June 15, 2017 -- Digging deeply into its budget, the Santa Monica City Council Tuesday approved a one-time payment of a record $45 million to reduce a looming bill for unfunded City employee pension liabilities.

As with other California municipalities, the City is already making extra payments annually to whittle down its unfunded employee pension liability of nearly $378 million.

The total payment is usually dramatically less, however.

All previous payments to pay down the liability total $31.3 million, a report to the council said.

Tuesday’s unanimous vote comes as the City grapples with a possible recession, City spending that could soon out-run revenue and a future of shortfalls linked to rising personnel spending and pensions.

“The greatest challenge to Santa Monica’s long-term fiscal sustainability is the long-term unfunded pension obligations for city staff,” the report said.

By the 2021-2022 fiscal year, soaring pension costs will be responsible for $13 million of the General Fund’s projected $19 million shortfall, according to a council report from the City’s finance department ("Employee Costs Pose Major Fiscal Challenge for Santa Monica Officials," May 23, 2017).

To stitch the payment together, the council also agreed Tuesday to make forgivable loans to the Housing Authority and Pier Funds in the amounts of $200,589 and $235,458, respectively.

The General Fund –- the biggest part of the budget -- will also loan money to the Rent Control Fund for its $519,669 portion of the pay down ("Facing Deficit, Santa Monica Rent Board Raises Registration Fee," June 12, 2017).

Staff will negotiate a repayment plan at a proposed annual interest rate of 1.3 percent, reflecting the amount earned on the City’s portfolio.
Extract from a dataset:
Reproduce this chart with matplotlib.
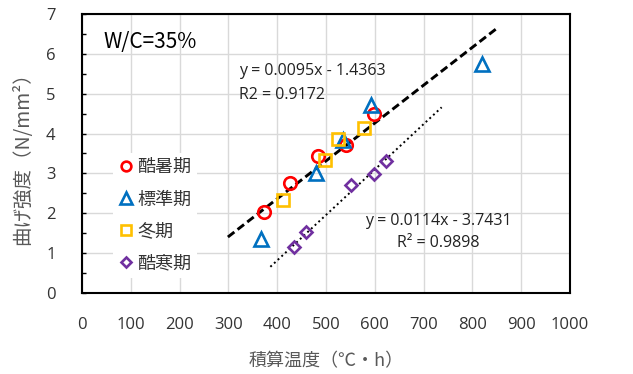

The report said the pension issue stems from the California Public Employees Retirement System (CalPERS) decision to ratchet down its assumed rate of return on investments after years of missing its 7.5 percent target rate.
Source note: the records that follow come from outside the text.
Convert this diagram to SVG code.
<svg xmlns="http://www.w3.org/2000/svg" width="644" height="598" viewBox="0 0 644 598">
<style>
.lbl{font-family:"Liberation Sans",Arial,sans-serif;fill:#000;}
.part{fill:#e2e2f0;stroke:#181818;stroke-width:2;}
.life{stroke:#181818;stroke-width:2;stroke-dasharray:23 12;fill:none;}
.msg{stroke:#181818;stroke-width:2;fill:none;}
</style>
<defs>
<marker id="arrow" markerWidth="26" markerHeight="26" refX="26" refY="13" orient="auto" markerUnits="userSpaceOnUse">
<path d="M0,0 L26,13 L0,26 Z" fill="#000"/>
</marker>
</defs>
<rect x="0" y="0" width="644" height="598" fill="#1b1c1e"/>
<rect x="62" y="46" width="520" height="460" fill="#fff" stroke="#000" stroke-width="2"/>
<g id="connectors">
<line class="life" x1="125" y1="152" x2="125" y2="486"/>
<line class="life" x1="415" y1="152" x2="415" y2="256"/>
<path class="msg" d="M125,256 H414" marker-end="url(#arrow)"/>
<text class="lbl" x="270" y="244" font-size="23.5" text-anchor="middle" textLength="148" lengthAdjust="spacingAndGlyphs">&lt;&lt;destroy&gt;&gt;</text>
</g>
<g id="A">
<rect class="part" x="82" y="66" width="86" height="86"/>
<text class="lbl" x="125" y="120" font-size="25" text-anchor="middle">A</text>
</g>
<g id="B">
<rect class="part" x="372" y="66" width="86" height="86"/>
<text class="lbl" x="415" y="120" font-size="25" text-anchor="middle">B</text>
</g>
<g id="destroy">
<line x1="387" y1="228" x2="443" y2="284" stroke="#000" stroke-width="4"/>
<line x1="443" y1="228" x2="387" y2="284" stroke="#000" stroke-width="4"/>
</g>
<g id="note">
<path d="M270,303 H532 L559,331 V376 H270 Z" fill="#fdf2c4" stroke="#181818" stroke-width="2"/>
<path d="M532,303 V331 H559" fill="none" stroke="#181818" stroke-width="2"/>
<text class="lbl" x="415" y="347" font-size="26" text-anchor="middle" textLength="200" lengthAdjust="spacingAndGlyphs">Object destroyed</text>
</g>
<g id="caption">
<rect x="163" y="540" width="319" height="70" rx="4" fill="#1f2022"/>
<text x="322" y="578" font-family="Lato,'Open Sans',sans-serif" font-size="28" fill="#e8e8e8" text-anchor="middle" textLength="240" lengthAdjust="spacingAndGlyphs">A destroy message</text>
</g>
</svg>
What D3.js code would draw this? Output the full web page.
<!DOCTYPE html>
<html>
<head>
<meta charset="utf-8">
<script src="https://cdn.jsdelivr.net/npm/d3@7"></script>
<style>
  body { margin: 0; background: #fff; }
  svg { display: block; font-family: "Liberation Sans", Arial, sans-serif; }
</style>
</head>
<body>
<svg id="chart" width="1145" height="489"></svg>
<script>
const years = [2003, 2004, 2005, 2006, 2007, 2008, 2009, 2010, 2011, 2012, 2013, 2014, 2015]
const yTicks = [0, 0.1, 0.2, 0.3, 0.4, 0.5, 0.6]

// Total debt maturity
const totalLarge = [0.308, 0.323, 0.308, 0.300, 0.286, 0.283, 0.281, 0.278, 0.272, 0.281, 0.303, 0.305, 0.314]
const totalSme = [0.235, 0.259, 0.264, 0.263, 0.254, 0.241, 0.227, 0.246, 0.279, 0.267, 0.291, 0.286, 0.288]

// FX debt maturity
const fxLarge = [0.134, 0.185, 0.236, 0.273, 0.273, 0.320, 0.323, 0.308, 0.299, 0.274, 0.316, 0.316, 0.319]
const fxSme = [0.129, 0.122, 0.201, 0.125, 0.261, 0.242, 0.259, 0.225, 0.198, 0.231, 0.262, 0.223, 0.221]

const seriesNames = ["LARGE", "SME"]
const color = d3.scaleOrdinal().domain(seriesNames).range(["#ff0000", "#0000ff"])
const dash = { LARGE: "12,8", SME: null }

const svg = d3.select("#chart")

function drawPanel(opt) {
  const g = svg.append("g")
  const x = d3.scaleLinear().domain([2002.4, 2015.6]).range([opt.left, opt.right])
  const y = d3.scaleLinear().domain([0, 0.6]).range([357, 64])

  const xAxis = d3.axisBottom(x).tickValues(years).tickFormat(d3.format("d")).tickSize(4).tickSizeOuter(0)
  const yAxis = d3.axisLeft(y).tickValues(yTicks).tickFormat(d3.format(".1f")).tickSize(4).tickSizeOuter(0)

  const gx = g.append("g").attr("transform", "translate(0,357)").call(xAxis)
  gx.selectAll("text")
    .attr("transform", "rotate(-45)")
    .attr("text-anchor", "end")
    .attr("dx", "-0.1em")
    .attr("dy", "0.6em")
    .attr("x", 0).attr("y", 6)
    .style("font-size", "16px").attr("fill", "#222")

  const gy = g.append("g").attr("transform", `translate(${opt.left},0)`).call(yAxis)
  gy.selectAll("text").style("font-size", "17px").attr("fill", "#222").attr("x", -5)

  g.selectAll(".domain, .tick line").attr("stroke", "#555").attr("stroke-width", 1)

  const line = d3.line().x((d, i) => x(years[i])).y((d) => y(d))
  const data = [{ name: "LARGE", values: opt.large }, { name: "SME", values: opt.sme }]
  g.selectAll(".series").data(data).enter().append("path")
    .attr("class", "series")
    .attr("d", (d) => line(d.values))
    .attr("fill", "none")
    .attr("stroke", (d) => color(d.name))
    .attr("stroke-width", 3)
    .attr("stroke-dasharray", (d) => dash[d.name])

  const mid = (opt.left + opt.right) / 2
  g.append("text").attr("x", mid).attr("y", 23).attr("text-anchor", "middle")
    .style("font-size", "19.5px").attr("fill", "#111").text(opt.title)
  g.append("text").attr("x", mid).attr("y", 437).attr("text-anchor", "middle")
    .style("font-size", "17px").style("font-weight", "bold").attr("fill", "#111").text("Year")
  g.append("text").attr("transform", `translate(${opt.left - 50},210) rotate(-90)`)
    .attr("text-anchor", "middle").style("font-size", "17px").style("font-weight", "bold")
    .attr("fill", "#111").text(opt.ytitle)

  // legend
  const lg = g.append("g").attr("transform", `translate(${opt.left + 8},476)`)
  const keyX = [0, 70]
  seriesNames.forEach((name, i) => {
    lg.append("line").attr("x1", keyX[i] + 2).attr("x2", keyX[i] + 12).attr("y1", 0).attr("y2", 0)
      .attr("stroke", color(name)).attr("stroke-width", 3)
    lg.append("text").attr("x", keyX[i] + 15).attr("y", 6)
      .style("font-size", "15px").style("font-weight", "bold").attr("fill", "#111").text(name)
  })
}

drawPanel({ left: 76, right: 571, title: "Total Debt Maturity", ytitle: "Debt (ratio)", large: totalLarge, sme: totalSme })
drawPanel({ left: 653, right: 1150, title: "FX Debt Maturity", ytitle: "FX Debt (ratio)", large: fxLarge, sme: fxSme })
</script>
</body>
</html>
The rate of assumed return drops to 7 percent.

Local governments are trying to determine how to fill the gap. In Santa Monica’s case, the amount it contributes jumps by 50 percent within five years, the report said

The high price of public sector pensions came to light after a 2012 change in accounting practices required U.S. governments to begin including the unfunded portion of total employee liabilities on their balance sheets.
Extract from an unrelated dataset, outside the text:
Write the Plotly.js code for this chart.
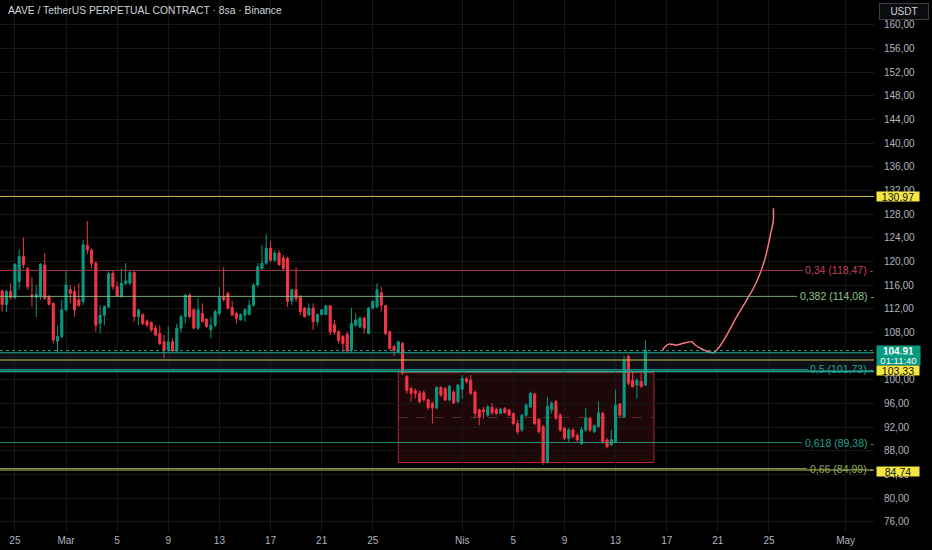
<!DOCTYPE html>
<html>
<head>
<meta charset="utf-8">
<script src="https://cdn.plot.ly/plotly-3.0.1.min.js"></script>
<style>
  html, body { margin:0; padding:0; background:#000; }
  #chart { width:932px; height:550px; }
</style>
</head>
<body>
<div id="chart"></div>
<script>
// ---------- DATA ----------
const candleStart = '2025-02-24T00:00:00Z';   // first 8h candle
const candleHours = 8;

const openP = [
115.0,112.7,114.9,113.9,116.6,120.8,118.8,114.3,113.9,114.0,
119.4,114.0,112.9,106.5,107.3,111.8,115.2,114.9,113.5,113.2,
122.7,121.9,119.7,109.5,110.9,112.3,118.0,115.7,114.0,116.3,
116.3,118.15,110.65,111.0,109.9,109.7,108.7,107.8,106.4,105.0,
106.4,104.85,108.7,110.65,114.3,111.8,108.7,111.2,110.2,108.4,
109.2,111.2,114.1,114.6,112.2,111.2,110.1,110.9,111.0,112.6,
116.0,118.8,119.7,122.2,120.2,121.4,120.6,120.5,113.3,115.2,
114.0,112.1,110.9,112.1,109.8,111.0,111.0,112.5,109.3,108.1,
107.3,107.7,105.0,109.2,108.9,110.4,107.8,112.1,112.3,114.7,
112.5,108.1,105.6,104.7,106.1,100.5,98.5,98.1,97.7,97.8,
96.6,96.0,95.2,98.7,98.5,96.6,97.9,96.3,98.4,100.2,
99.9,97.9,94.9,94.9,94.0,95.3,95.0,94.3,95.1,94.9,
94.3,92.6,91.5,94.0,95.4,97.6,93.3,92.06,86.1,94.9,
96.3,94.0,91.8,90.1,91.5,90.6,89.2,91.5,93.5,91.2,
92.06,94.3,89.8,89.0,89.5,95.9,93.7,103.9,99.9,99.1,
99.7,99.1
];
const highP = [
115.3,115.2,116.3,119.7,122.0,124.0,119.1,117.3,116.0,119.7,
121.4,114.3,113.1,109.2,113.5,118.5,116.0,115.7,116.3,123.6,
126.8,122.2,120.0,112.6,112.6,118.3,118.5,116.6,118.8,119.7,
118.5,118.3,112.0,111.2,110.2,109.8,109.2,109.2,107.55,109.0,
107.0,109.4,111.0,114.5,114.6,112.1,113.75,112.9,110.4,110.65,
111.8,115.7,119.0,114.9,113.3,111.5,111.2,112.1,113.5,116.3,
119.7,122.8,124.6,123.4,121.9,121.9,121.1,120.8,115.3,119.0,
114.3,112.3,112.9,112.9,111.2,111.9,112.6,112.6,110.1,108.4,
107.55,108.1,112.1,111.2,110.65,110.65,112.3,113.5,116.3,115.7,
112.6,108.3,105.9,106.6,106.4,100.8,98.8,98.5,98.2,98.2,
96.8,96.3,98.9,98.9,98.8,99.1,98.2,99.2,100.8,100.4,
100.8,98.2,95.1,95.4,95.7,96.0,95.3,95.2,95.4,95.0,
94.4,93.2,94.2,96.0,98.0,97.7,93.5,92.3,97.1,96.4,
96.6,94.3,92.06,91.8,91.8,90.9,92.06,95.2,93.7,92.4,
96.3,94.6,90.1,91.5,98.3,96.0,104.0,104.2,101.35,100.2,
101.1,106.7
];
const lowP = [
111.5,111.4,113.5,113.6,115.2,118.8,115.2,112.3,110.6,113.5,
113.5,112.6,106.1,104.7,107.0,111.5,112.9,110.65,112.3,112.6,
121.2,118.8,108.1,107.8,109.2,112.1,115.2,114.0,113.9,116.0,
116.0,109.8,109.2,109.2,108.9,108.1,107.3,105.8,103.6,104.7,
104.7,104.7,108.0,109.5,110.4,108.6,108.4,109.7,108.7,107.0,
108.9,110.9,113.2,111.8,110.8,109.5,110.0,109.8,110.9,112.3,
115.7,118.5,119.4,119.9,119.9,119.3,118.5,112.3,112.6,113.2,
110.9,110.5,110.8,108.4,109.2,110.9,110.9,107.55,107.55,106.1,
104.7,104.6,104.6,108.9,108.7,107.8,107.7,111.8,112.1,111.5,
107.5,105.0,104.0,104.6,100.8,97.6,96.3,96.8,96.0,96.3,
94.9,92.6,95.0,97.1,96.4,96.3,95.9,96.0,96.8,99.4,
97.4,93.5,92.3,93.5,93.7,94.0,94.0,94.2,94.3,93.9,
92.3,90.8,91.2,93.7,95.2,92.3,90.9,85.6,85.9,94.3,
93.2,91.2,89.8,89.5,90.1,89.5,88.95,91.2,91.2,91.0,
91.9,89.2,88.4,88.8,89.4,93.7,93.5,99.1,98.7,96.8,
98.7,98.9
];
const closeP = [
112.7,114.9,113.9,119.5,120.8,119.4,115.7,114.0,114.4,119.5,
113.75,112.7,106.7,107.3,111.8,116.0,114.6,111.8,112.6,122.8,
121.9,119.7,109.2,110.9,112.3,117.9,115.7,114.1,116.3,116.7,
118.15,110.65,111.8,109.5,109.2,108.4,107.55,106.1,105.0,106.4,
104.85,108.7,110.65,114.3,110.65,108.7,111.8,109.8,109.0,109.2,
111.5,114.0,113.5,112.1,110.9,110.4,111.0,111.8,112.6,116.0,
119.1,119.7,122.2,120.2,121.4,119.4,118.8,113.2,115.2,113.75,
111.5,110.65,112.1,109.8,111.0,111.8,112.5,108.1,108.0,106.6,
106.1,104.85,109.5,110.1,110.4,108.7,112.1,113.2,115.2,112.6,
107.8,105.3,105.0,106.4,101.1,98.2,97.7,97.7,96.3,96.6,
95.3,95.2,98.7,97.4,96.6,98.9,96.1,99.1,100.2,99.7,
97.7,94.3,93.7,94.6,95.4,94.4,94.3,95.0,94.4,94.0,
92.6,91.2,94.0,95.7,97.7,92.6,91.2,86.0,95.5,96.0,
93.5,91.5,90.1,91.5,90.4,89.8,91.6,93.5,91.5,92.2,
94.4,89.5,88.7,89.9,95.7,94.0,103.3,99.4,98.8,99.9,
98.8,104.91
];

// Fibonacci levels
const fibRatios = ['0,34', '0,382', '0,5', '0,618', '0,66'];
const fibPrices = [118.47, 114.08, 101.73, 89.38, 84.99];

// Horizontal levels
const yellowLevels = [130.97, 103.33, 84.74];
const tealLevels = [104.55, 101.4];
const lastPrice = 104.91;
const countdown = '01:11:40';

// Range box (dates, prices)
const boxDates = ['2025-03-27 00:00', '2025-04-16 00:00'];
const boxPrices = [86.0, 101.2];

// Projection path
const projDates = ['2025-04-16 15:07','2025-04-16 20:53','2025-04-17 04:48','2025-04-17 18:43',
  '2025-04-18 07:12','2025-04-18 23:02','2025-04-19 05:17','2025-04-19 17:46','2025-04-20 06:14',
  '2025-04-20 15:36','2025-04-21 00:58','2025-04-21 16:48','2025-04-22 11:31','2025-04-23 06:14',
  '2025-04-23 22:05','2025-04-24 07:26','2025-04-24 16:48','2025-04-24 22:48','2025-04-25 05:17',
  '2025-04-25 08:10','2025-04-25 08:24'];
const projPrices = [104.85,105.57,106.03,105.86,106.15,106.42,105.86,105.18,104.73,
  104.56,105.30,107.55,110.64,113.46,116.0,117.98,120.5,122.76,125.58,126.7,128.96];

// Axis ticks
const xTickVals = ['2025-02-25','2025-03-01','2025-03-05','2025-03-09','2025-03-13','2025-03-17',
  '2025-03-21','2025-03-25','2025-04-01','2025-04-05','2025-04-09','2025-04-13','2025-04-17',
  '2025-04-21','2025-04-25','2025-05-01'];
const xTickText = ['25','Mar','5','9','13','17','21','25','Nis','5','9','13','17','21','25','May'];
const yTickVals = [76,80,84,88,92,96,100,104,108,112,116,120,124,128,132,136,140,144,148,152,156,160];
const yTickHidden = [104];   // covered by the live-price label in the reference

const titleText = 'AAVE / TetherUS PERPETUAL CONTRACT · 8sa · Binance';
const currency = 'USDT';

// ---------- STYLE ----------
const GREEN = '#089981', RED = '#f23645';
const fibColors = ['#c8405a', '#8cc88a', '#22a08c', '#22a08c', '#8fae5a'];
const fibLineEnd = [0.9188, 0.912, 0.9245, 0.9176, 0.923];
const FONT = 'Liberation Sans, Arial, sans-serif';

// ---------- BUILD ----------
const t0 = Date.parse(candleStart);
const times = openP.map((_, i) => new Date(t0 + i * candleHours * 3600e3).toISOString().slice(0,16).replace('T',' '));

const fmt = v => v.toFixed(2).replace('.', ',');
const yTickText = yTickVals.map(v => yTickHidden.includes(v) ? '' : fmt(v));

const traces = [
  {
    type: 'candlestick', x: times, open: openP, high: highP, low: lowP, close: closeP,
    increasing: { line: { color: GREEN, width: 1 }, fillcolor: GREEN },
    decreasing: { line: { color: RED, width: 1 }, fillcolor: RED },
    whiskerwidth: 0, hoverinfo: 'skip'
  },
  {
    type: 'scatter', mode: 'lines', x: projDates, y: projPrices,
    line: { color: '#f7767e', width: 1.5, shape: 'spline', smoothing: 0.8 },
    hoverinfo: 'skip'
  }
];

const shapes = [];
// band between teal levels
shapes.push({ type:'rect', xref:'paper', x0:0, x1:1, yref:'y', y0:tealLevels[1], y1:tealLevels[0],
  fillcolor:'rgba(70,80,120,0.2)', line:{width:0}, layer:'below' });
// range box
shapes.push({ type:'rect', xref:'x', x0:boxDates[0], x1:boxDates[1], yref:'y', y0:boxPrices[0], y1:boxPrices[1],
  fillcolor:'rgba(242,54,69,0.12)', line:{color:'#b4283a', width:1}, layer:'below' });
shapes.push({ type:'line', xref:'x', x0:boxDates[0], x1:boxDates[1], yref:'y',
  y0:(boxPrices[0]+boxPrices[1])/2, y1:(boxPrices[0]+boxPrices[1])/2,
  line:{color:'rgba(170,90,95,0.45)', width:1, dash:'dash'}, layer:'below' });
// fib lines
fibPrices.forEach((p, i) => shapes.push({ type:'line', xref:'paper', x0:0, x1:fibLineEnd[i], yref:'y', y0:p, y1:p,
  line:{color:fibColors[i], width:1}, opacity:0.85 }));
// yellow lines
yellowLevels.forEach(p => shapes.push({ type:'line', xref:'paper', x0:0, x1:1, yref:'y', y0:p, y1:p,
  line:{color:'#c9c452', width:1} }));
// teal lines
tealLevels.forEach((p, i) => shapes.push({ type:'line', xref:'paper', x0:0, x1:1, yref:'y', y0:p, y1:p,
  line:{color:'#1fae94', width: i === 0 ? 1.2 : 1.8} }));
// last price dotted line
shapes.push({ type:'line', xref:'paper', x0:0, x1:1, yref:'y', y0:lastPrice, y1:lastPrice,
  line:{color:'#1fae94', width:1, dash:'dot'} });

const annotations = [];
annotations.push({ xref:'paper', yref:'paper', x:0, y:1, xanchor:'left', yanchor:'top', xshift:6, yshift:-3,
  text: titleText, showarrow:false, font:{family:FONT, size:10.3, color:'#d1d4dc'} });
annotations.push({ xref:'paper', yref:'paper', x:1, y:1, xanchor:'left', yanchor:'top', xshift:5, yshift:-3,
  text: currency, showarrow:false, width:44, height:11, borderpad:2, bgcolor:'#0c0c0e',
  bordercolor:'#3b3f4a', borderwidth:1, font:{family:FONT, size:10, color:'#d1d4dc'} });
fibPrices.forEach((p, i) => annotations.push({ xref:'paper', yref:'y', x:1, y:p, xanchor:'right', yanchor:'middle',
  xshift:2, text: fibRatios[i] + ' (' + fmt(p) + ') -', showarrow:false,
  font:{family:FONT, size:10.5, color:fibColors[i]} }));
// live price box (two stacked single-line labels sharing one background)
annotations.push({ xref:'paper', yref:'y', x:1, y:lastPrice, xanchor:'left', yanchor:'middle',
  xshift:2, yshift:0, text: '<b>' + fmt(lastPrice) + '</b>', showarrow:false,
  bgcolor:GREEN, width:42, height:9, borderpad:0.5,
  font:{family:FONT, size:10, color:'#ffffff'} });
annotations.push({ xref:'paper', yref:'y', x:1, y:lastPrice, xanchor:'left', yanchor:'middle',
  xshift:2, yshift:-9.5, text: countdown, showarrow:false,
  bgcolor:GREEN, width:42, height:9, borderpad:0.5,
  font:{family:FONT, size:9.5, color:'#ffffff'} });
// yellow price boxes
const yellowShift = [0, -10.5, -1.5];
yellowLevels.forEach((p, i) => annotations.push({ xref:'paper', yref:'y', x:1, y:p, xanchor:'left', yanchor:'middle',
  xshift:2, yshift:yellowShift[i], text: fmt(p), showarrow:false, bgcolor:'#f5e642', width:42, height:9, borderpad:0,
  font:{family:FONT, size:10.5, color:'#111'} }));

const layout = {
  width: 932, height: 550,
  paper_bgcolor: '#000', plot_bgcolor: '#000',
  margin: { l:0, r:58, t:0, b:17 },
  separators: ',.',
  showlegend: false,
  dragmode: false,
  font: { family: FONT, size: 10, color: '#b2b5be' },
  xaxis: {
    type: 'date', range: ['2025-02-23 20:00', '2025-05-03 05:17'],
    tickmode: 'array', tickvals: xTickVals, ticktext: xTickText,
    showgrid: true, gridcolor: '#171717', gridwidth: 1, zeroline: false, showline: false, ticks: '',
    rangeslider: { visible: false }, tickfont: { family: FONT, size: 10, color: '#b2b5be' }, fixedrange: true
  },
  yaxis: {
    side: 'right', range: [74.09, 164.17], tickmode: 'array', tickvals: yTickVals, ticktext: yTickText,
    showgrid: true, gridcolor: '#171717', zeroline: false, showline: false,
    ticks: '', ticklabelstandoff: 9, tickfont: { family: FONT, size: 10, color: '#b2b5be' }, fixedrange: true
  },
  shapes: shapes,
  annotations: annotations
};

Plotly.newPlot('chart', traces, layout, { displayModeBar: false, staticPlot: true });
</script>
</body>
</html>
In California, the change revealed soaring public pension commitments that its governments made as early as 1999, when the Stock Market was booming and CalPERS returns were bountiful.

Experts say even after the market rebounded from the 2008 crash, CalPERS investment returns couldn’t stop rising pensions costs for state and local governments.

Santa Monica’s total pension assets are valued at $1,160,937,160, with a net unfunded liability of $386,760,127, the council report said.

It defines unfunded liability as the gap between the value of what has been paid into the pension fund to cover employees over time and the actual cost of those benefits in the future.

The $45 million payment brings to City’s total paydown of the debt to $76.3 million over the last few years.

Staff estimates that the $45 million payment would result in $3.8 million in on-going savings, $3 million of which would be in the General Fund.

The City’s fiscal policy requires minimum payments of $1 million in the General Fund and a commensurate amount in all other funds.

With the current fiscal year ending on June 30, the council voted to allocate $35,080,812 in General Fund reserves and $8,639,607 in other operating funds’ reserves.

Pension costs make up approximately 7 percent of the City’s overall budget and 10 percent of the operating budget, officials there say.